— start of COLLECTED DATA —

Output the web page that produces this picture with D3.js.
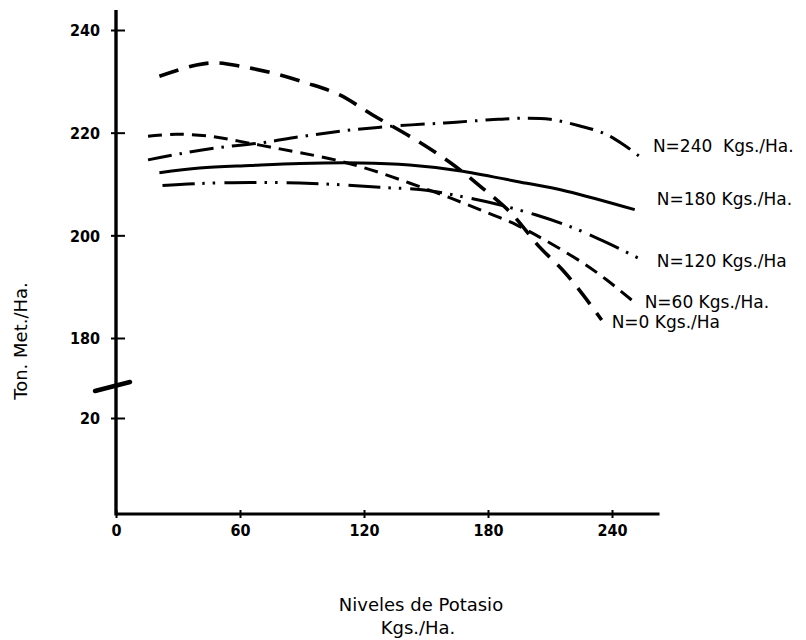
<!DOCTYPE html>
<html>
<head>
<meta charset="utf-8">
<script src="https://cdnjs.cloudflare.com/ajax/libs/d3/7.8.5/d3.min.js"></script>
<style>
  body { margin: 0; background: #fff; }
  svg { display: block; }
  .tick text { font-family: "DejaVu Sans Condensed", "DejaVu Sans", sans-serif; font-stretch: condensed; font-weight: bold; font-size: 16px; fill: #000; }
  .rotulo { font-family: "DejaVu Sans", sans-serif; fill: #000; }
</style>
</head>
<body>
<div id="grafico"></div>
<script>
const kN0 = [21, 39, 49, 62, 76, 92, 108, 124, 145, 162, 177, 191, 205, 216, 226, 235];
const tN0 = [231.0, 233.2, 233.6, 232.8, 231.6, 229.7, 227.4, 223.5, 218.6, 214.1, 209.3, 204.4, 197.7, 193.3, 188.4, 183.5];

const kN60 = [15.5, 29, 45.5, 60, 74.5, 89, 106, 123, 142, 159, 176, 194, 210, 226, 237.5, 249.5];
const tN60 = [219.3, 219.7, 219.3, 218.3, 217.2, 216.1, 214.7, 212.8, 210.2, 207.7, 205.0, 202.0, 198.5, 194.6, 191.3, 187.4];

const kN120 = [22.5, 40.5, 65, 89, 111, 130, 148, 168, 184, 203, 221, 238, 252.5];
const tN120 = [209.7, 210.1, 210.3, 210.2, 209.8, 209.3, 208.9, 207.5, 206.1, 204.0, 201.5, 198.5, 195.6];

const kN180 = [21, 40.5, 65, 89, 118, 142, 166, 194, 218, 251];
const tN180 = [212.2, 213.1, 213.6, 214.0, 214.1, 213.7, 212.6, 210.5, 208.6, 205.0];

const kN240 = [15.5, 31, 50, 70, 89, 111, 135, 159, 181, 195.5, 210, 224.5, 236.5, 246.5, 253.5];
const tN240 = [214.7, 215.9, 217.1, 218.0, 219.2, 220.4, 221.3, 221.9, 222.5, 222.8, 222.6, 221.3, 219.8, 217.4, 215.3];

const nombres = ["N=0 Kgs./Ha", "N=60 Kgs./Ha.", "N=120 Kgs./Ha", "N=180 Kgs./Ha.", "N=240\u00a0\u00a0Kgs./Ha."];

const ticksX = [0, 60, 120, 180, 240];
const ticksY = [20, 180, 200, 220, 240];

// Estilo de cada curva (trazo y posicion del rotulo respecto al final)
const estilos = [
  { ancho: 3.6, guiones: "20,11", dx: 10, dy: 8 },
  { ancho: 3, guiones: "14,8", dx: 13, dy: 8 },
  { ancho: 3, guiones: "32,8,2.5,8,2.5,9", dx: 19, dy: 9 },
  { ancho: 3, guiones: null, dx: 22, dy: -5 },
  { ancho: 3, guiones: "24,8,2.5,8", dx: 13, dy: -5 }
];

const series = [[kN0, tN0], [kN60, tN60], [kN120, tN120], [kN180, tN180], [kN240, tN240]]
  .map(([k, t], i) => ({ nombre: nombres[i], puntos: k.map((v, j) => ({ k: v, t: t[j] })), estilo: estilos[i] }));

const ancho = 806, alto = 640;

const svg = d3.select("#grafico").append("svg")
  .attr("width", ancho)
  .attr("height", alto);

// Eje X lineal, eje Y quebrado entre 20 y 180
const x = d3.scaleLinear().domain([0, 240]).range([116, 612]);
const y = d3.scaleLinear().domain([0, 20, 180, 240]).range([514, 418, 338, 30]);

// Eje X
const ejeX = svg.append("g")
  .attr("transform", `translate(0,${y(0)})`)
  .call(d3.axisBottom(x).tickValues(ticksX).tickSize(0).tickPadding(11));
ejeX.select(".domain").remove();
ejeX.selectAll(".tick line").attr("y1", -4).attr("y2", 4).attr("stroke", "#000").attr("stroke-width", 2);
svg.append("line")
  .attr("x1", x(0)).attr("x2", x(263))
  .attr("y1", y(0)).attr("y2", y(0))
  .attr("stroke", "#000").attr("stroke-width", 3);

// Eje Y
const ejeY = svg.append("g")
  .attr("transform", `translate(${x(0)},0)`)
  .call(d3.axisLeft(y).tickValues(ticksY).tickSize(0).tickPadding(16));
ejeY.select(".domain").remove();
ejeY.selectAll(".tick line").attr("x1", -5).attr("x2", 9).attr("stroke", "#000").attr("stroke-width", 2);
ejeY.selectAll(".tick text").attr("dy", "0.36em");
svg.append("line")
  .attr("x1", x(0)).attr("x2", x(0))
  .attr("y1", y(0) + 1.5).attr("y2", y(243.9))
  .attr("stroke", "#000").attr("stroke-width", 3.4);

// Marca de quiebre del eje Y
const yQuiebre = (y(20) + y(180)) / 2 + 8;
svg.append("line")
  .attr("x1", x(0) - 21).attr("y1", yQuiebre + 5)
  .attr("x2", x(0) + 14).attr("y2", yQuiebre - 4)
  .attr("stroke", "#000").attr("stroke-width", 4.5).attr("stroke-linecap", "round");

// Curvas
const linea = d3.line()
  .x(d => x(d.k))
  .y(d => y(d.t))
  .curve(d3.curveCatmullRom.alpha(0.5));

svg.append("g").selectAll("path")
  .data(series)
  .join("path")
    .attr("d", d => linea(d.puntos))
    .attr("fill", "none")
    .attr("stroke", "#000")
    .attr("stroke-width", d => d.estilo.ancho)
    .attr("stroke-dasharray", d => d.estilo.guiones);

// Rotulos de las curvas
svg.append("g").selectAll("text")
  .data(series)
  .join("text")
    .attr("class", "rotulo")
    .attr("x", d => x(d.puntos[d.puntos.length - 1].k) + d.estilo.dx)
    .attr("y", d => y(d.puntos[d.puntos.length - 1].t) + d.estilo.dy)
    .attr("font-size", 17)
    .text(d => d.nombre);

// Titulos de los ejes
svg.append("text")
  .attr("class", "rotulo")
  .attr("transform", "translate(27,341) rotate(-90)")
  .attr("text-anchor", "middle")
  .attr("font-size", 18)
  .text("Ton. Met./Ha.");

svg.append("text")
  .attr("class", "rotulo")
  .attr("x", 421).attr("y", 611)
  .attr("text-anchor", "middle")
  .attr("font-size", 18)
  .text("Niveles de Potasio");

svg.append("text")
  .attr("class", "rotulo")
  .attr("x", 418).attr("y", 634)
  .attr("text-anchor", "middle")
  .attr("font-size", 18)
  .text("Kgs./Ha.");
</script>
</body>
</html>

— end of COLLECTED DATA —

Transcribe the material exactly, leaving every picture out.

Output the web page that produces this picture with D3.js.
<!DOCTYPE html>
<html>
<head>
<meta charset="utf-8">
<script src="https://cdnjs.cloudflare.com/ajax/libs/d3/7.8.5/d3.min.js"></script>
<style>
  body { margin: 0; background: #fff; }
  svg { display: block; }
  .tick text { font-family: "DejaVu Sans Condensed", "DejaVu Sans", sans-serif; font-stretch: condensed; font-weight: bold; font-size: 16px; fill: #000; }
  .rotulo { font-family: "DejaVu Sans", sans-serif; fill: #000; }
</style>
</head>
<body>
<div id="grafico"></div>
<script>
const kN0 = [21, 39, 49, 62, 76, 92, 108, 124, 145, 162, 177, 191, 205, 216, 226, 235];
const tN0 = [231.0, 233.2, 233.6, 232.8, 231.6, 229.7, 227.4, 223.5, 218.6, 214.1, 209.3, 204.4, 197.7, 193.3, 188.4, 183.5];

const kN60 = [15.5, 29, 45.5, 60, 74.5, 89, 106, 123, 142, 159, 176, 194, 210, 226, 237.5, 249.5];
const tN60 = [219.3, 219.7, 219.3, 218.3, 217.2, 216.1, 214.7, 212.8, 210.2, 207.7, 205.0, 202.0, 198.5, 194.6, 191.3, 187.4];

const kN120 = [22.5, 40.5, 65, 89, 111, 130, 148, 168, 184, 203, 221, 238, 252.5];
const tN120 = [209.7, 210.1, 210.3, 210.2, 209.8, 209.3, 208.9, 207.5, 206.1, 204.0, 201.5, 198.5, 195.6];

const kN180 = [21, 40.5, 65, 89, 118, 142, 166, 194, 218, 251];
const tN180 = [212.2, 213.1, 213.6, 214.0, 214.1, 213.7, 212.6, 210.5, 208.6, 205.0];

const kN240 = [15.5, 31, 50, 70, 89, 111, 135, 159, 181, 195.5, 210, 224.5, 236.5, 246.5, 253.5];
const tN240 = [214.7, 215.9, 217.1, 218.0, 219.2, 220.4, 221.3, 221.9, 222.5, 222.8, 222.6, 221.3, 219.8, 217.4, 215.3];

const nombres = ["N=0 Kgs./Ha", "N=60 Kgs./Ha.", "N=120 Kgs./Ha", "N=180 Kgs./Ha.", "N=240\u00a0\u00a0Kgs./Ha."];

const ticksX = [0, 60, 120, 180, 240];
const ticksY = [20, 180, 200, 220, 240];

// Estilo de cada curva (trazo y posicion del rotulo respecto al final)
const estilos = [
  { ancho: 3.6, guiones: "20,11", dx: 10, dy: 8 },
  { ancho: 3, guiones: "14,8", dx: 13, dy: 8 },
  { ancho: 3, guiones: "32,8,2.5,8,2.5,9", dx: 19, dy: 9 },
  { ancho: 3, guiones: null, dx: 22, dy: -5 },
  { ancho: 3, guiones: "24,8,2.5,8", dx: 13, dy: -5 }
];

const series = [[kN0, tN0], [kN60, tN60], [kN120, tN120], [kN180, tN180], [kN240, tN240]]
  .map(([k, t], i) => ({ nombre: nombres[i], puntos: k.map((v, j) => ({ k: v, t: t[j] })), estilo: estilos[i] }));

const ancho = 806, alto = 640;

const svg = d3.select("#grafico").append("svg")
  .attr("width", ancho)
  .attr("height", alto);

// Eje X lineal, eje Y quebrado entre 20 y 180
const x = d3.scaleLinear().domain([0, 240]).range([116, 612]);
const y = d3.scaleLinear().domain([0, 20, 180, 240]).range([514, 418, 338, 30]);

// Eje X
const ejeX = svg.append("g")
  .attr("transform", `translate(0,${y(0)})`)
  .call(d3.axisBottom(x).tickValues(ticksX).tickSize(0).tickPadding(11));
ejeX.select(".domain").remove();
ejeX.selectAll(".tick line").attr("y1", -4).attr("y2", 4).attr("stroke", "#000").attr("stroke-width", 2);
svg.append("line")
  .attr("x1", x(0)).attr("x2", x(263))
  .attr("y1", y(0)).attr("y2", y(0))
  .attr("stroke", "#000").attr("stroke-width", 3);

// Eje Y
const ejeY = svg.append("g")
  .attr("transform", `translate(${x(0)},0)`)
  .call(d3.axisLeft(y).tickValues(ticksY).tickSize(0).tickPadding(16));
ejeY.select(".domain").remove();
ejeY.selectAll(".tick line").attr("x1", -5).attr("x2", 9).attr("stroke", "#000").attr("stroke-width", 2);
ejeY.selectAll(".tick text").attr("dy", "0.36em");
svg.append("line")
  .attr("x1", x(0)).attr("x2", x(0))
  .attr("y1", y(0) + 1.5).attr("y2", y(243.9))
  .attr("stroke", "#000").attr("stroke-width", 3.4);

// Marca de quiebre del eje Y
const yQuiebre = (y(20) + y(180)) / 2 + 8;
svg.append("line")
  .attr("x1", x(0) - 21).attr("y1", yQuiebre + 5)
  .attr("x2", x(0) + 14).attr("y2", yQuiebre - 4)
  .attr("stroke", "#000").attr("stroke-width", 4.5).attr("stroke-linecap", "round");

// Curvas
const linea = d3.line()
  .x(d => x(d.k))
  .y(d => y(d.t))
  .curve(d3.curveCatmullRom.alpha(0.5));

svg.append("g").selectAll("path")
  .data(series)
  .join("path")
    .attr("d", d => linea(d.puntos))
    .attr("fill", "none")
    .attr("stroke", "#000")
    .attr("stroke-width", d => d.estilo.ancho)
    .attr("stroke-dasharray", d => d.estilo.guiones);

// Rotulos de las curvas
svg.append("g").selectAll("text")
  .data(series)
  .join("text")
    .attr("class", "rotulo")
    .attr("x", d => x(d.puntos[d.puntos.length - 1].k) + d.estilo.dx)
    .attr("y", d => y(d.puntos[d.puntos.length - 1].t) + d.estilo.dy)
    .attr("font-size", 17)
    .text(d => d.nombre);

// Titulos de los ejes
svg.append("text")
  .attr("class", "rotulo")
  .attr("transform", "translate(27,341) rotate(-90)")
  .attr("text-anchor", "middle")
  .attr("font-size", 18)
  .text("Ton. Met./Ha.");

svg.append("text")
  .attr("class", "rotulo")
  .attr("x", 421).attr("y", 611)
  .attr("text-anchor", "middle")
  .attr("font-size", 18)
  .text("Niveles de Potasio");

svg.append("text")
  .attr("class", "rotulo")
  .attr("x", 418).attr("y", 634)
  .attr("text-anchor", "middle")
  .attr("font-size", 18)
  .text("Kgs./Ha.");
</script>
</body>
</html>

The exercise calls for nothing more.